__Set problem__
Write out all lines holding the word "this".

[Plotting code records]
● ● ● ● ●
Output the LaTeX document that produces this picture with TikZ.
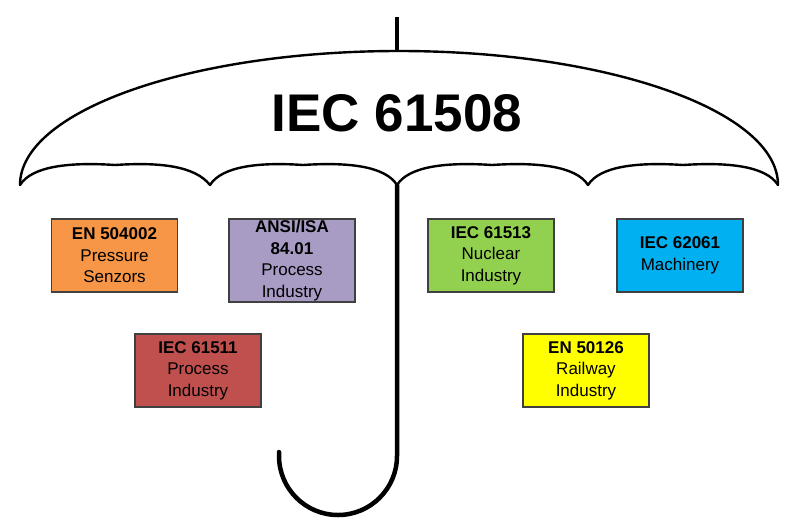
\documentclass[tikz,border=0pt]{standalone}
\usepackage{fontspec}
\setmainfont{Liberation Sans}
\begin{document}
\begin{tikzpicture}[x=1pt,y=-1pt,
  stdbox/.style={draw=black!75, line width=1.2pt, minimum width=126pt, minimum height=73pt,
    align=center, inner sep=0pt, font=\fontsize{17}{21.5}\selectfont},
  canopy/.style={line width=2.4pt, line join=round, line cap=round},
  shaft/.style={line width=4.5pt, line cap=round}]
\useasboundingbox (0,0) rectangle (795,531);
% top stick
\coordinate (tip) at (397,17);
\coordinate (top) at (397,52);
\draw[line width=4pt] (tip) -- (top);
% canopy outline
\coordinate (cL) at (20,185);
\coordinate (c1) at (210,185);
\coordinate (c2) at (397,185);
\coordinate (c3) at (588,185);
\coordinate (cR) at (778,185);
\draw[canopy] (cL) arc[start angle=180, end angle=0, x radius=379pt, y radius=134pt];
\draw[canopy] (cL) .. controls (32,166) and (70,162) .. (115,165)
      .. controls (160,162) and (195,166) .. (c1)
      .. controls (222,166) and (260,162) .. (303,165)
      .. controls (348,162) and (385,166) .. (c2)
      .. controls (409,166) and (447,162) .. (492,165)
      .. controls (537,162) and (576,166) .. (c3)
      .. controls (600,166) and (638,162) .. (683,165)
      .. controls (728,162) and (766,166) .. (cR);
% shaft and handle
\coordinate (hs) at (397,456);
\coordinate (he) at (279,452);
\draw[shaft] (c2) -- (hs) arc[start angle=0, end angle=-180, radius=59pt] -- (he);
% title
\node (title) at (397,113) {\fontsize{53}{60}\selectfont\bfseries IEC 61508};
% boxes
\node[stdbox, fill={rgb,255:red,247;green,150;blue,70}] (en504) at (114.5,255.5)
  {\textbf{EN 504002}\\Pressure\\Senzors};
\node[stdbox, fill={rgb,255:red,168;green,156;blue,197}, minimum height=83pt] (ansi) at (292,260.5)
  {\textbf{ANSI/ISA}\\\textbf{84.01}\\Process\\Industry};
\node[stdbox, fill={rgb,255:red,192;green,80;blue,77}] (iec61511) at (198,370.5)
  {\textbf{IEC 61511}\\Process\\Industry};
\node[stdbox, fill={rgb,255:red,146;green,208;blue,80}] (iec61513) at (491,255.5)
  {\textbf{IEC 61513}\\Nuclear\\Industry};
\node[stdbox, fill={rgb,255:red,0;green,176;blue,240}] (iec62061) at (680,255.5)
  {\textbf{IEC 62061}\\Machinery};
\node[stdbox, fill={rgb,255:red,255;green,255;blue,0}] (en50126) at (586,370.5)
  {\textbf{EN 50126}\\Railway\\Industry};
\end{tikzpicture}
\end{document}
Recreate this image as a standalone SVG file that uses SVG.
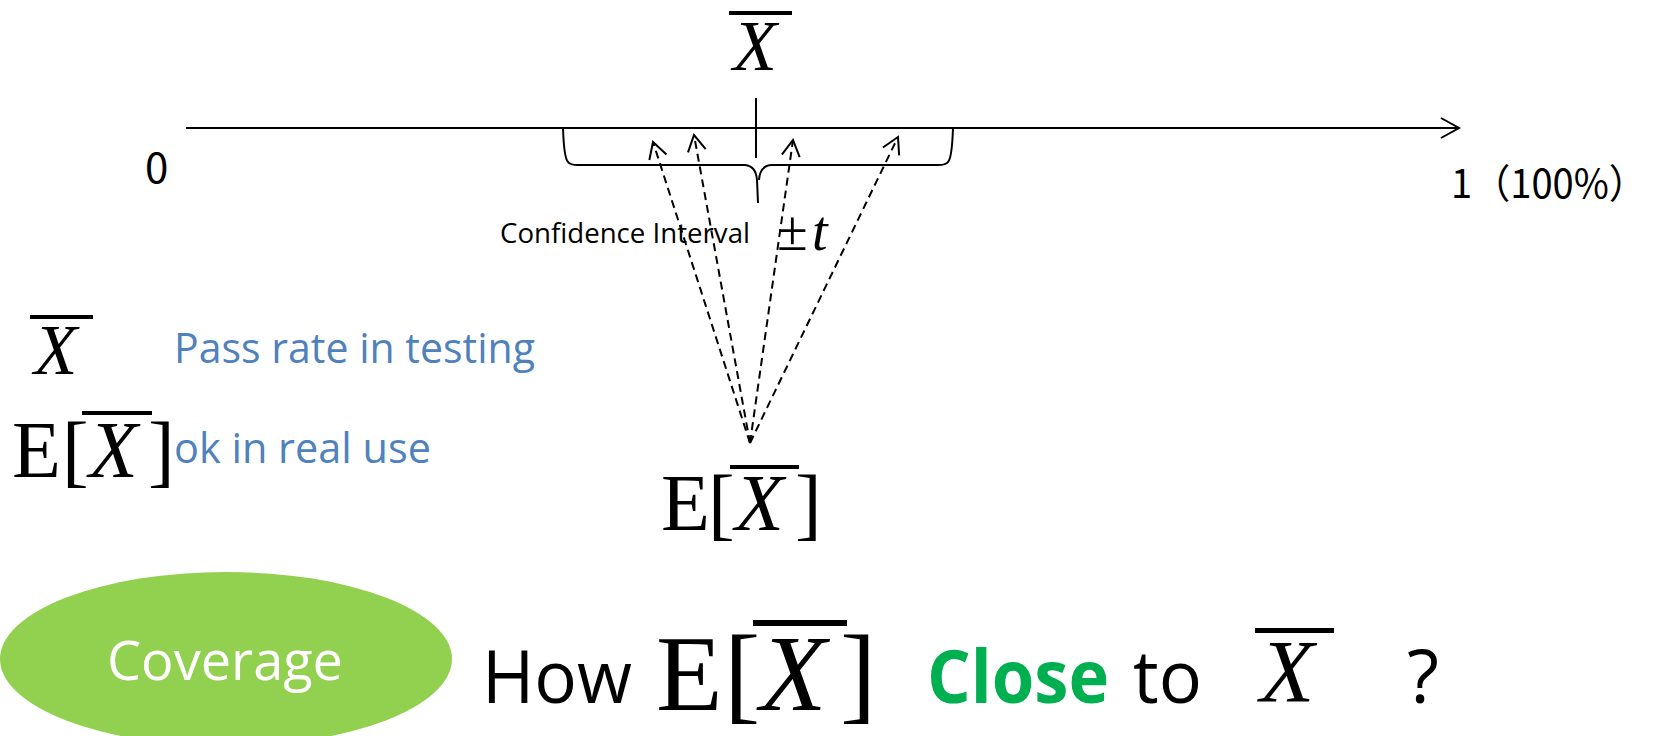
<svg xmlns="http://www.w3.org/2000/svg" width="1661" height="736" viewBox="0 0 1661 736">
<style>
.sans{font-family:"Open Sans","Liberation Sans",sans-serif;}
.cjk{font-family:"Noto Sans CJK SC","Noto Sans",sans-serif;}
.serif{font-family:"Liberation Serif","DejaVu Serif",serif;fill:#000;}
.it{font-style:italic;}
.blue{fill:#4f81bd;}
.ln{stroke:#000;stroke-width:2;fill:none;}
.dash{stroke:#000;stroke-width:2;fill:none;stroke-dasharray:8 5;}
</style>
<defs>
<marker id="open" markerUnits="userSpaceOnUse" markerWidth="30" markerHeight="30" refX="0" refY="0" viewBox="-20 -15 30 30" orient="auto">
<path d="M-16,-9 L0,0 L-16,9" fill="none" stroke="#000" stroke-width="2"/>
</marker>
<marker id="axisHead" markerUnits="userSpaceOnUse" markerWidth="30" markerHeight="30" refX="0" refY="0" viewBox="-25 -15 30 30" orient="auto">
<path d="M-18,-10 L0,0 L-18,10" fill="none" stroke="#000" stroke-width="2"/>
</marker>
</defs>
<rect width="1661" height="736" fill="#fff"/>

<g id="connectors">
<line id="axis" class="ln" x1="186" y1="128" x2="1459" y2="128" marker-end="url(#axisHead)"/>
<line id="tick" class="ln" x1="756" y1="98" x2="756" y2="158"/>
<path id="brace" class="ln" d="M563,128 Q564,158 568,162 Q570,165 578,165 L745,165 Q756,166 757,180 L758,203 M953,128 Q952,158 948,162 Q946,165 938,165 L771,165 Q760,166 759,180"/>
<line class="dash" x1="750" y1="443" x2="653" y2="142" marker-end="url(#open)"/>
<line class="dash" x1="750" y1="443" x2="694" y2="135" marker-end="url(#open)"/>
<line class="dash" x1="750" y1="443" x2="793" y2="140" marker-end="url(#open)"/>
<line class="dash" x1="750" y1="443" x2="898" y2="137" marker-end="url(#open)"/>
</g>

<g id="axis-labels">
<text class="cjk" x="145" y="183" font-size="42">0</text>
<text class="cjk" x="1451" y="198" font-size="40" textLength="196" lengthAdjust="spacingAndGlyphs">1（100%）</text>
</g>

<g id="xbar-top">
<rect x="729" y="11" width="63" height="4" fill="#000"/>
<text class="serif it" x="733" y="70" font-size="72">X</text>
</g>

<g id="confidence">
<text class="sans" x="500" y="243" font-size="27" textLength="250" lengthAdjust="spacingAndGlyphs">Confidence Interval</text>
<text class="serif" x="777" y="250" font-size="56">±</text>
<text class="serif it" x="812" y="250" font-size="56">t</text>
</g>

<g id="legend-xbar">
<rect x="30" y="315" width="63" height="4" fill="#000"/>
<text class="serif it" x="34" y="374" font-size="71">X</text>
<text class="sans blue" x="174" y="363" font-size="42" textLength="361" lengthAdjust="spacingAndGlyphs">Pass rate in testing</text>
</g>

<g id="legend-ex">
<text class="serif" x="12" y="477" font-size="80">E</text>
<text class="serif" x="62" y="477" font-size="80">[</text>
<rect x="82" y="411" width="70" height="4" fill="#000"/>
<text class="serif it" x="89" y="477" font-size="80">X</text>
<text class="serif" x="148" y="477" font-size="80">]</text>
<text class="sans blue" x="174" y="463" font-size="42" textLength="257" lengthAdjust="spacingAndGlyphs">ok in real use</text>
</g>

<g id="center-ex">
<text class="serif" x="661" y="530" font-size="80">E</text>
<text class="serif" x="708" y="530" font-size="80">[</text>
<rect x="730" y="465" width="69" height="4" fill="#000"/>
<text class="serif it" x="735" y="530" font-size="80">X</text>
<text class="serif" x="795" y="530" font-size="80">]</text>
</g>

<g id="coverage">
<ellipse cx="226" cy="659" rx="226" ry="87" fill="#92d050"/>
<text class="sans" x="107" y="680" font-size="55" fill="#fff" textLength="236" lengthAdjust="spacingAndGlyphs">Coverage</text>
</g>

<g id="question">
<text class="sans" x="482" y="703" font-size="74" textLength="150" lengthAdjust="spacingAndGlyphs">How</text>
<text class="serif" x="656" y="710" font-size="109">E</text>
<text class="serif" x="724" y="710" font-size="109">[</text>
<rect x="753" y="620" width="94" height="6" fill="#000"/>
<text class="serif it" x="760" y="710" font-size="109">X</text>
<text class="serif" x="840" y="710" font-size="109">]</text>
<text class="sans" x="927" y="703" font-size="74" font-weight="bold" fill="#00b050" textLength="182" lengthAdjust="spacingAndGlyphs">Close</text>
<text class="sans" x="1133" y="703" font-size="74" textLength="69" lengthAdjust="spacingAndGlyphs">to</text>
<rect x="1255" y="628" width="79" height="5" fill="#000"/>
<text class="serif it" x="1260" y="701" font-size="89">X</text>
<text class="sans" x="1407" y="703" font-size="74">?</text>
</g>
</svg>
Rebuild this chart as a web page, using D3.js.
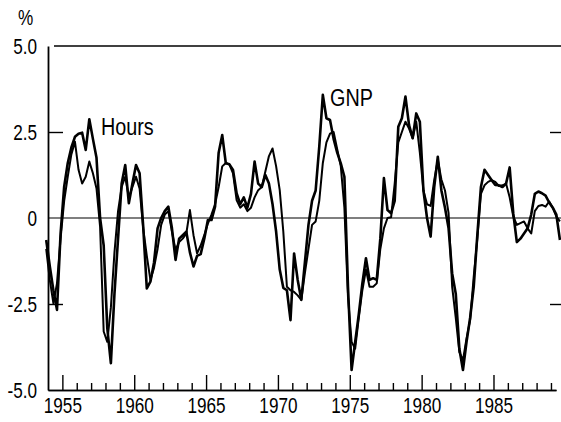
<!DOCTYPE html>
<html>
<head>
<meta charset="utf-8">
<script src="https://cdn.jsdelivr.net/npm/d3@7"></script>
<style>
  body { margin: 0; background: #fff; }
  svg { display: block; font-family: "Liberation Sans", Arial, sans-serif; }
</style>
</head>
<body>
<script>
// quarterly data, first point is the last quarter of 1953 (plotted at mid-quarter)
const firstQuarter = 1953.75;

// thick line
const hours = [
  -0.64,
  -1.4, -2.1, -2.67, -0.45,   // 1954
  0.91, 1.6, 2.05, 2.36,      // 1955
  2.45, 2.48, 1.98, 2.87,     // 1956
  2.3, 1.75, 0.0, -0.8,       // 1957
  -3.2, -4.22, -2.2, -0.6,    // 1958
  1.0, 1.54, 0.43, 1.0,       // 1959
  1.54, 1.3, -0.25, -2.05,    // 1960
  -1.85, -1.3, -0.3, 0.0,     // 1961
  0.2, 0.33, -0.3, -1.22,     // 1962
  -0.6, -0.5, -0.4, -1.0,     // 1963
  -1.41, -1.1, -1.05, -0.6,   // 1964
  -0.06, -0.06, 0.33, 1.9,    // 1965
  2.41, 1.59, 1.56, 1.4,      // 1966
  0.72, 0.4, 0.6, 0.3,        // 1967
  0.7, 1.64, 1.0, 0.9,        // 1968
  1.25, 1.0, 0.4, -0.4,       // 1969
  -1.5, -2.03, -2.1, -2.97,   // 1970
  -1.03, -1.8, -2.38, -1.3,   // 1971
  -0.2, 0.5, 0.8, 2.07,       // 1972
  3.58, 2.9, 2.85, 2.3,       // 1973
  1.9, 1.59, 1.2, -2.0,       // 1974
  -4.42, -3.6, -2.8, -1.9,    // 1975
  -1.17, -1.8, -1.75, -1.8,   // 1976
  -0.6, 1.16, 0.23, 0.14,     // 1977
  0.5, 2.65, 2.9, 3.53,       // 1978
  2.7, 2.32, 3.04, 2.8,       // 1979
  0.8, 0.0, -0.54, 0.9,       // 1980
  1.78, 0.8, 0.3, -0.3,       // 1981
  -1.61, -2.2, -3.8, -4.42,   // 1982
  -3.6, -2.9, -2.0, -0.5,     // 1983
  0.9, 1.4, 1.25, 1.1,        // 1984
  0.96, 0.95, 0.9, 1.0,       // 1985
  1.47, 0.14, -0.7, -0.6,     // 1986
  -0.45, -0.3, 0.1, 0.7,      // 1987
  0.77, 0.72, 0.65, 0.45,     // 1988
  0.3, 0.1, -0.64             // 1989
];

// thinner line
const gnp = [
  -0.9,
  -1.8, -2.48, -1.9, -0.6,    // 1954
  0.5, 1.2, 1.85, 2.22,       // 1955
  1.4, 1.0, 1.2, 1.64,        // 1956
  1.3, 0.86, -0.25, -3.3,     // 1957
  -3.6, -2.6, -1.0, 0.2,      // 1958
  0.9, 1.2, 0.6, 0.9,         // 1959
  1.2, 0.85, -0.3, -1.1,      // 1960
  -1.8, -1.45, -0.9, -0.2,    // 1961
  0.1, 0.2, -0.4, -0.93,      // 1962
  -0.7, -0.6, -0.45, 0.23,    // 1963
  -0.5, -1.03, -0.8, -0.5,    // 1964
  -0.16, 0.1, 0.4, 0.9,       // 1965
  1.5, 1.6, 1.55, 1.3,        // 1966
  0.52, 0.3, 0.4, 0.2,        // 1967
  0.3, 0.6, 0.81, 0.9,        // 1968
  1.35, 1.8, 2.02, 1.5,       // 1969
  0.81, -0.4, -2.0, -2.1,     // 1970
  -2.15, -2.25, -2.38, -1.6,  // 1971
  -0.9, -0.2, -0.1, 0.5,      // 1972
  1.6, 2.2, 2.45, 2.5,        // 1973
  2.0, 1.5, 0.3, -2.3,        // 1974
  -3.6, -3.8, -2.9, -2.1,     // 1975
  -1.5, -2.0, -2.0, -1.9,     // 1976
  -0.9, -0.3, 0.0, 0.02,      // 1977
  1.0, 2.2, 2.5, 2.8,         // 1978
  2.6, 2.32, 2.8, 1.9,        // 1979
  0.8, 0.4, 0.35, 1.1,        // 1980
  1.69, 1.12, 0.8, 0.14,      // 1981
  -2.0, -2.9, -3.9, -4.13,    // 1982
  -3.5, -2.97, -1.7, -0.6,    // 1983
  0.7, 0.95, 1.05, 1.1,       // 1984
  1.05, 0.93, 0.95, 1.0,      // 1985
  0.6, 0.05, -0.2, -0.15,     // 1986
  -0.1, -0.3, -0.45, 0.2,     // 1987
  0.35, 0.38, 0.33, 0.48,     // 1988
  0.3, 0.04, -0.1             // 1989
];

const yTicks = [5, 2.5, 0, -2.5, -5];
const yTickLabels = ["5.0", "2.5", "0", "-2.5", "-5.0"];
const majorYears = [1955, 1960, 1965, 1970, 1975, 1980, 1985];
const minorYears = [1956, 1957, 1958, 1959, 1961, 1962, 1963, 1964, 1966, 1967, 1968, 1969,
  1971, 1972, 1973, 1974, 1976, 1977, 1978, 1979, 1981, 1982, 1983, 1984, 1986, 1987, 1988, 1989];

const width = 561, height = 422;
const squeeze = 0.78; // condensed look of the printed type

const svg = d3.select("body").append("svg")
  .attr("width", width)
  .attr("height", height);

const x = d3.scaleLinear().domain([1954, 1989.35]).range([48, 556]);
const y = d3.scaleLinear().domain([-5, 5]).range([390, 46]);

const tOf = i => firstQuarter + (i + 0.5) / 4;

// frame lines
svg.append("line")
  .attr("x1", 54).attr("x2", width)
  .attr("y1", y(5)).attr("y2", y(5))
  .attr("stroke", "#000").attr("stroke-width", 1.6);

svg.append("line")
  .attr("x1", x(1954)).attr("x2", width)
  .attr("y1", y(0)).attr("y2", y(0))
  .attr("stroke", "#000").attr("stroke-width", 1.2);

// x axis: minor ticks then labelled major ticks
const xMinor = svg.append("g")
  .attr("transform", `translate(0,${y(-5)})`)
  .call(d3.axisBottom(x).tickValues(minorYears).tickSize(-7).tickSizeOuter(0).tickFormat(""));

const xMajor = svg.append("g")
  .attr("transform", `translate(0,${y(-5)})`)
  .call(d3.axisBottom(x).tickValues(majorYears).tickSize(-15).tickSizeOuter(0)
    .tickPadding(7).tickFormat(d3.format("d")));

[xMinor, xMajor].forEach(g => {
  g.select(".domain").attr("stroke", "#000").attr("stroke-width", 1.6);
  g.selectAll(".tick line").attr("stroke", "#000").attr("stroke-width", 1.4);
});
xMajor.selectAll(".tick text")
  .attr("fill", "#000")
  .attr("transform", `scale(${squeeze},1)`)
  .style("font-size", "22px");

// y axis on the left
const yAxis = svg.append("g")
  .attr("transform", `translate(${x(1954)},0)`)
  .call(d3.axisLeft(y).tickValues(yTicks).tickSize(0).tickPadding(11 / squeeze)
    .tickFormat((d, i) => yTickLabels[i]));
yAxis.select(".domain").attr("stroke", "#000").attr("stroke-width", 1.8);
yAxis.selectAll(".tick text")
  .attr("fill", "#000")
  .attr("transform", `scale(${squeeze},1)`)
  .style("font-size", "22px");

// inner ticks at +-2.5
svg.append("g")
  .attr("transform", `translate(${x(1954)},0)`)
  .call(d3.axisRight(y).tickValues([2.5, -2.5]).tickSize(15).tickFormat(""))
  .call(g => g.select(".domain").remove())
  .selectAll(".tick line").attr("stroke", "#000").attr("stroke-width", 1.4);

svg.append("g")
  .attr("transform", `translate(${width},0)`)
  .call(d3.axisLeft(y).tickValues([2.5, -2.5]).tickSize(11).tickFormat(""))
  .call(g => g.select(".domain").remove())
  .selectAll(".tick line").attr("stroke", "#000").attr("stroke-width", 1.4);

svg.append("text")
  .attr("transform", `translate(18,25) scale(${squeeze},1)`)
  .style("font-size", "22px")
  .text("%");

// the two series
const line = d3.line()
  .x((d, i) => x(tOf(i)))
  .y(d => y(d));

svg.append("path")
  .datum(gnp)
  .attr("fill", "none")
  .attr("stroke", "#000")
  .attr("stroke-width", 2)
  .attr("stroke-linejoin", "round")
  .attr("d", line);

svg.append("path")
  .datum(hours)
  .attr("fill", "none")
  .attr("stroke", "#000")
  .attr("stroke-width", 2.6)
  .attr("stroke-linejoin", "round")
  .attr("d", line);

// series labels
svg.append("text")
  .attr("transform", "translate(101,135) scale(0.86,1)")
  .style("font-size", "23px")
  .text("Hours");

svg.append("text")
  .attr("transform", "translate(330,106) scale(0.86,1)")
  .style("font-size", "23px")
  .text("GNP");
</script>
</body>
</html>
● ● ● ● ●
__Correct answer__
Output the LaTeX document that produces this picture with TikZ.
Recreate this image as a standalone SVG file that uses SVG.
Rebuild this chart as a web page, using D3.js.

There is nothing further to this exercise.